Managing Labor, Costs & Metrics What Are Your Operational Metrics Telling You?

In the ecommerce world of point, click and deliver, are you monitoring Direct To Customer (DTC) service level metrics that will help you meet the high expectations of customers?

Amazon has set high performance standards for fast delivery and little or no shipping cost.  Amazon is already capable of offering same-day and one-day delivery to 82% of the total U.S. population, according to RBC Capital Markets.  Their vast delivery network is a result of significant investments over the past four years, allowing same day delivery in hundreds of markets. 

FCBCO will soon be launching a new benchmarking program for consumer brands,  to be notified follow this link to let us know. 

In our consulting work, one of our major initiatives is for our clients to be more responsive in terms of quick ship options. Many of our clients are evaluating the extension of additional distribution centers either through in-house internal facilities or through using third-party fulfillment to be closer to customers.

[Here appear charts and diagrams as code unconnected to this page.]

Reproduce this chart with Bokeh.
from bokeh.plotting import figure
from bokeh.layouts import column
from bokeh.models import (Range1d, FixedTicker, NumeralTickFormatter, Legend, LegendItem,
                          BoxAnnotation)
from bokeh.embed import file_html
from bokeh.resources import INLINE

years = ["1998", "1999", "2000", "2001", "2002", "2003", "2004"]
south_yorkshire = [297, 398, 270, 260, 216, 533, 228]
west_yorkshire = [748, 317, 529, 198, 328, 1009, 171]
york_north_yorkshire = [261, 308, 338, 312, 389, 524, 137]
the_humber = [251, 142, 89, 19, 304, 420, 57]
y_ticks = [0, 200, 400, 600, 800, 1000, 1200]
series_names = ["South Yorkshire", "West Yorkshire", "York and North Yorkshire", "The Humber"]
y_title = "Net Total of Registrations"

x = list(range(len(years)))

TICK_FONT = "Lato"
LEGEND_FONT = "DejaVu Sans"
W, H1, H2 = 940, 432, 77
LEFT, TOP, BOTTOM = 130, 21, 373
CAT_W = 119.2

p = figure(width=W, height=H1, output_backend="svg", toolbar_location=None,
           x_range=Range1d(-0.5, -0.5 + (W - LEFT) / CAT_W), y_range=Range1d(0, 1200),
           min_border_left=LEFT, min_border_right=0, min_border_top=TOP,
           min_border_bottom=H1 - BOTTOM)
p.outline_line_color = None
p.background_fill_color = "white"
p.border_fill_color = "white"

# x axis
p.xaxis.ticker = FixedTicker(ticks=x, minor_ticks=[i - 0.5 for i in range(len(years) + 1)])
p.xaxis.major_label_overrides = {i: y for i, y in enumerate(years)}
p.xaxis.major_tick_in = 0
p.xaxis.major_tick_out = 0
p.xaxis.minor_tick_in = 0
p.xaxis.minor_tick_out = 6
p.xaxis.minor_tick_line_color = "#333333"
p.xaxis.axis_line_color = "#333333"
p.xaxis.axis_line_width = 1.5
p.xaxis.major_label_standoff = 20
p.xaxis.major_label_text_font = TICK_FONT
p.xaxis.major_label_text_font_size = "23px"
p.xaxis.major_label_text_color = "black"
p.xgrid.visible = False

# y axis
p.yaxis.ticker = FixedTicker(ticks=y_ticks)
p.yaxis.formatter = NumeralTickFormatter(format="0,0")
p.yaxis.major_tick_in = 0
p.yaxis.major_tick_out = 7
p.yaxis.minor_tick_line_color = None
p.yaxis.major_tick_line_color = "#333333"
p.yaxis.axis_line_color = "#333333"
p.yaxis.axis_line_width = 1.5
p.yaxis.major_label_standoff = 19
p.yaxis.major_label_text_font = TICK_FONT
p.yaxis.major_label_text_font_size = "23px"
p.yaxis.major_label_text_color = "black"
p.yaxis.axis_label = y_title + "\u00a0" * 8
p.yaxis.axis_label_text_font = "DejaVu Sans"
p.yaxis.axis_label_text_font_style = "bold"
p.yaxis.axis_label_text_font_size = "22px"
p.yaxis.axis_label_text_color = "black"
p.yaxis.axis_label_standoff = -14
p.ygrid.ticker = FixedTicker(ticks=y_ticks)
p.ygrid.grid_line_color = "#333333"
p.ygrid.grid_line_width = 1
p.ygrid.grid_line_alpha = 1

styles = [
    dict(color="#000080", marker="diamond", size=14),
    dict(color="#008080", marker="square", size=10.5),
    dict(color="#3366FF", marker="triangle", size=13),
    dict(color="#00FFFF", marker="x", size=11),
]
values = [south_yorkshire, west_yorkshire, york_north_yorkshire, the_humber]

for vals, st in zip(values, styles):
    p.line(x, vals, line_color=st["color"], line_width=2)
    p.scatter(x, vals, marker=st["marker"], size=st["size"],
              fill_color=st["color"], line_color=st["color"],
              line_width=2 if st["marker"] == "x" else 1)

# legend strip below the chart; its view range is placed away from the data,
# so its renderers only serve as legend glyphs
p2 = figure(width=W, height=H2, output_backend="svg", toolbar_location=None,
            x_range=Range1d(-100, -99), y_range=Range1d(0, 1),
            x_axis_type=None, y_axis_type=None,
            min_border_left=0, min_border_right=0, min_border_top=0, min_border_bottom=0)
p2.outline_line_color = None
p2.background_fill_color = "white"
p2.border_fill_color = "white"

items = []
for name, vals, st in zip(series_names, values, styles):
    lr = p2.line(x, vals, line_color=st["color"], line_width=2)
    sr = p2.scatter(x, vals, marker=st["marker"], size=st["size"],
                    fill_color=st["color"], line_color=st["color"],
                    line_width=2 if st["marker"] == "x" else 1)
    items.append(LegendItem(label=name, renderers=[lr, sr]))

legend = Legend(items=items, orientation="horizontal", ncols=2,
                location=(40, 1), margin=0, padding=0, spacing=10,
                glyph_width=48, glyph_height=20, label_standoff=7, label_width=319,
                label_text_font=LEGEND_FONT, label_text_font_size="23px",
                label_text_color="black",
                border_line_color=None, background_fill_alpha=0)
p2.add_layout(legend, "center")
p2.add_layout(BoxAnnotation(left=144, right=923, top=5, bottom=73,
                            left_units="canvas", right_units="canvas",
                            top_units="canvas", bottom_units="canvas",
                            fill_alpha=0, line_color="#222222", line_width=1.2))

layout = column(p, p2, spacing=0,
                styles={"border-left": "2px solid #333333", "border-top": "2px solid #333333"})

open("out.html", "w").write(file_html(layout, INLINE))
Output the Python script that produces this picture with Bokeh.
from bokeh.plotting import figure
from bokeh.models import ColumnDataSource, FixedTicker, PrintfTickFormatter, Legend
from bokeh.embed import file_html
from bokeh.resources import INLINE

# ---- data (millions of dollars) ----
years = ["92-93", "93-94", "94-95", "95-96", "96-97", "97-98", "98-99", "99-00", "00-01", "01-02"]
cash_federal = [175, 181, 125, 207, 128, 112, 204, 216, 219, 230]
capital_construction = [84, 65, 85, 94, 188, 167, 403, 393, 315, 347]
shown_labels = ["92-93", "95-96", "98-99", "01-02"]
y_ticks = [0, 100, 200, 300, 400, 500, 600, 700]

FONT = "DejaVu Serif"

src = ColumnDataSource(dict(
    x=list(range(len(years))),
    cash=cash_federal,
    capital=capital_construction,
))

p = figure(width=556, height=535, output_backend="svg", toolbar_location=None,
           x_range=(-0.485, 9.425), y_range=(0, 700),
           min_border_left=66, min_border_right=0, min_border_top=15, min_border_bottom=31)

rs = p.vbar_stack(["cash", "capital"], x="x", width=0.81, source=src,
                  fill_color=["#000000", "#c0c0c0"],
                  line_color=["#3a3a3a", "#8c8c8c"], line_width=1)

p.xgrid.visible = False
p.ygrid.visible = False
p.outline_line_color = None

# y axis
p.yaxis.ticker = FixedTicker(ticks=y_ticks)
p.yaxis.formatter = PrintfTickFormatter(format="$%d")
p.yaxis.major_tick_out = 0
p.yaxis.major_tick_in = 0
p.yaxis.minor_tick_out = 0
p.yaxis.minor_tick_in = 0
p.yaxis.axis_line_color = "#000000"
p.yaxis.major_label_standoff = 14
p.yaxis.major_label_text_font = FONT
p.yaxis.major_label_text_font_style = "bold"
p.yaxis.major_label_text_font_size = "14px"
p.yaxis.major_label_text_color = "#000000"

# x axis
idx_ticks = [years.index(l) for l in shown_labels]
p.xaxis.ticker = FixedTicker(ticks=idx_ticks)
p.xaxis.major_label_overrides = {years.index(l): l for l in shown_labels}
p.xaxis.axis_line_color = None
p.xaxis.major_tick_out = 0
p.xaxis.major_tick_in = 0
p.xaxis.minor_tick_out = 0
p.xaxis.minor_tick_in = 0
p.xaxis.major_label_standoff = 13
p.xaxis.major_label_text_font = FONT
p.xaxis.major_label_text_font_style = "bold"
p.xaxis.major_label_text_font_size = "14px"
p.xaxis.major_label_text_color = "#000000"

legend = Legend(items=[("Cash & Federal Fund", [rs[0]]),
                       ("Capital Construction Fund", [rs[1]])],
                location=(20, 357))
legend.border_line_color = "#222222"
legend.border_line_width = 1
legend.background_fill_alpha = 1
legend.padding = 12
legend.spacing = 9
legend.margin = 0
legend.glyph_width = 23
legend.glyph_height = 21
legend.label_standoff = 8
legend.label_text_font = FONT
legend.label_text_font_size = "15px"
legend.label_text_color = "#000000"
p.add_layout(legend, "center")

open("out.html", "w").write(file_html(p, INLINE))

learn how to calculate your KPI's and metrics by each department

Selected warehouse service levels

Below are selected service level metrics for fulfillment from six companies, which apply to all warehouse operations regardless of type of business.  These companies offer a wide range of products available through the ecommerce channel. We see a wide range of standards and results within distribution operations.  What are the service level metrics you measure, and what are the standards and results consistently achieved? 

Fulfillment Metrics A B C D E F
 Initial order fill rate  92% 89% N/M  60% 67% 82%
 Orders shipped same day (%) 91% 92% N/M 20% 67% 60%
 Orders shipped error free (%) 99.2% 97% 99.6% 99.9% 95% 100%
 Dock-to-stock time Same shift Same shift N/M 2 days Next day Next day
 Returns processing (hours) 3 5 4 day 2 2 2

N/A  = not measured
Source: F. Curtis Barry & Company, all rights reserved.

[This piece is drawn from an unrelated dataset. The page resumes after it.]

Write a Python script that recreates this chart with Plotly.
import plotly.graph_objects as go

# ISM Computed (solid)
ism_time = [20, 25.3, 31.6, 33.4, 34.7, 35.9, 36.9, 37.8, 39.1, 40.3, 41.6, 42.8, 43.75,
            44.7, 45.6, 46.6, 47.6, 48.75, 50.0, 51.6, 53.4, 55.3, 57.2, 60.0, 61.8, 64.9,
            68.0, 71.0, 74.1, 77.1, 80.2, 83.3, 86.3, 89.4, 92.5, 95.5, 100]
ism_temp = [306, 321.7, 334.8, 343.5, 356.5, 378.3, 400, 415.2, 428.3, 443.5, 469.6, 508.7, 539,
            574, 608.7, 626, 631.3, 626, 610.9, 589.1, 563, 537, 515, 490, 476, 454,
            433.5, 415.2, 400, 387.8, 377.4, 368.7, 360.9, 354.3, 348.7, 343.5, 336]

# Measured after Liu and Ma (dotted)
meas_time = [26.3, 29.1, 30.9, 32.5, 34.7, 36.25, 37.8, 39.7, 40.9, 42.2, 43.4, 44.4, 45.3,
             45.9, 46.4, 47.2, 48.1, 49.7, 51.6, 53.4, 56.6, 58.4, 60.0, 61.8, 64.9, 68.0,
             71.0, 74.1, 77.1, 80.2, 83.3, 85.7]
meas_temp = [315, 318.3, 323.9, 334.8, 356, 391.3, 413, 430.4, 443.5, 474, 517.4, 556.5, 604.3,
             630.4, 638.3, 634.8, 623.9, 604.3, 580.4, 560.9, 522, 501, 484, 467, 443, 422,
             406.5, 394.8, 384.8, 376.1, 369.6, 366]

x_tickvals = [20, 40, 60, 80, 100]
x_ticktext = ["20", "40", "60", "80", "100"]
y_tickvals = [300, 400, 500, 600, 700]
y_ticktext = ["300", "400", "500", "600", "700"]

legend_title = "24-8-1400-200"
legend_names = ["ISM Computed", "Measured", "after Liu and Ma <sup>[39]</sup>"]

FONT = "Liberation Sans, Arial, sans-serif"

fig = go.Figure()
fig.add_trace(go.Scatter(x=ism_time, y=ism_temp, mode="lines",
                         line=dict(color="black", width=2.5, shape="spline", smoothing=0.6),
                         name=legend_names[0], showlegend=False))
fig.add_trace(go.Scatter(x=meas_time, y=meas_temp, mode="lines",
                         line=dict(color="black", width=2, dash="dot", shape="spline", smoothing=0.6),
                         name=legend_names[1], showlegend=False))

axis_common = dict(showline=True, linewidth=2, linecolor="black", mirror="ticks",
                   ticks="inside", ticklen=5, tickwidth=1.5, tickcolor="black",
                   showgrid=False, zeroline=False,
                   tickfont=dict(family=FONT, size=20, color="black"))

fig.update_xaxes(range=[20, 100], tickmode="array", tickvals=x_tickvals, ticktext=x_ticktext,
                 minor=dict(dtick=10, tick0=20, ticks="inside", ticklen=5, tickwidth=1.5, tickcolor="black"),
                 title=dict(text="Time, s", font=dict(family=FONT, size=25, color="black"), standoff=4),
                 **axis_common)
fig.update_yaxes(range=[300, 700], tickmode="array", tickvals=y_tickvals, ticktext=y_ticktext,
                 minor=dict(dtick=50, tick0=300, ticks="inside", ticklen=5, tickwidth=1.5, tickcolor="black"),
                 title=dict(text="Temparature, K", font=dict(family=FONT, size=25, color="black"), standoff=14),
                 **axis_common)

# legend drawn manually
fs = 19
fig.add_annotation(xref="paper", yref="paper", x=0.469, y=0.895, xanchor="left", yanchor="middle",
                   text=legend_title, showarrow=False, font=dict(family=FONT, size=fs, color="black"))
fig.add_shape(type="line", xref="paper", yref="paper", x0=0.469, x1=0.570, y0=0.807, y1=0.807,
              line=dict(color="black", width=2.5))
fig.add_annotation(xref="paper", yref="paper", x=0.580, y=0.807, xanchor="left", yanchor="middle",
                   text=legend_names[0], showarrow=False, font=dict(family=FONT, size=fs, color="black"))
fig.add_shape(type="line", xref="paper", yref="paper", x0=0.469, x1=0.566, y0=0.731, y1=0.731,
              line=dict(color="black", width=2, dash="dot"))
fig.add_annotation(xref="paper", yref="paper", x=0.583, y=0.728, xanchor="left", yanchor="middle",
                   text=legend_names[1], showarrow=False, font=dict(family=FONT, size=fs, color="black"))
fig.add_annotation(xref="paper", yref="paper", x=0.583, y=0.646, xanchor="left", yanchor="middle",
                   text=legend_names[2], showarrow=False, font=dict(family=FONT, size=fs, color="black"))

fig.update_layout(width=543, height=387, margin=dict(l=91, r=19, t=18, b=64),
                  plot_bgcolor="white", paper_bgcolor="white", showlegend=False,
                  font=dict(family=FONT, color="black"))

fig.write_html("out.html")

This is a sampling of service level metrics which have been uniformly defined and reported.

Defining the metrics

Here is the definition of each metric and some comments about the companies’ results.

Initial order fill rate: This is an inventory control metric that reports a warehouse’s ability to ship a complete customer order based on item availability.  This is the percentage of orders shipped completely within a 24-hour period based on in-stock inventory. It’s an excellent measure of customer service at the customer order level. If you take in 1,000 orders today and ship 700 of them (all lines and quantities), you have a 70% initial order fill rate.  Learn more about order fill rate and its importance to proving the best customer service here.

Company A sells many of the same products year after year, and add few new products annually. Therefore, it has SKU sales history to plan forecasts and has item reorder-ability. Company D is a fashion apparel retailer with a high percentage of new products, including exclusive designs and limited ability to reorder in season. We would expect this type of company to have a lower fill rate. Company E uses vendor drop ship for many products. 

The key to improving the in stock rate of products is having effective inventory planning and control systems.

Orders shipped same day: This is the percentage of orders shipped out the door daily whether complete or not. Companies D, E and F have lower numbers and will require additional fulfillment budget to improve this metric. Industry leaders like Crutchfield (selling electronics, including mobile audio and video equipment for the automobile, along with speakers, televisions, and other electronics for home or portable use) and backcountry.com (outdoor specialty products) are shipping 100% of their orders every day to be competitive and responsive.

Orders shipped error free: The four companies with error-free rates of 99%+ are using barcode scanning throughout their operation, and voice picking in a couple of cases. Studies consistently show that wrong orders cost $35-$50 each to correct, a figure that can balloon quickly. What isn’t in the calculation is the cost of losing a customer and their lifetime value due to order errors or late shipments. Our blog, “How to Reduce Fulfillment Errors in Your Warehouse Operation," discusses this topic.

Dock-to-stock time: This the time required from receipt through put away. Best-in-class is two hours or less. Our recommendation is to try and clear receipts during the same shift, if at all possible, which may mean spending more on fulfillment labor. The longer it takes to process, the more dock and receipt staging area is required. Here are 11 ways to reduce dock to stock time.

Returns processing: This includes inventory and customer service processes involved with receiving returns back into the facility, opening cartons, product inspection and product disposition, preparation of customer paperwork for refund, credits and exchanges. Ideally, we like to see returns processing happen in 8-12 hours after receipt.

KPIs identify areas to improve

What warehouse metrics have you adopted to gauge the level of customer service your fulfillment center is providing? Are they in line with customer expectations for quick service and delivery? What changes to your data collection and management reporting are necessary to obtain KPIs and drill down into department and employee productivity?

Have you taken the first step?  To paraphrase the famed British scientist Lord Kelvin:

“You can’t improve something you haven’t measured”.

This is the first step to identifying where you should make process changes.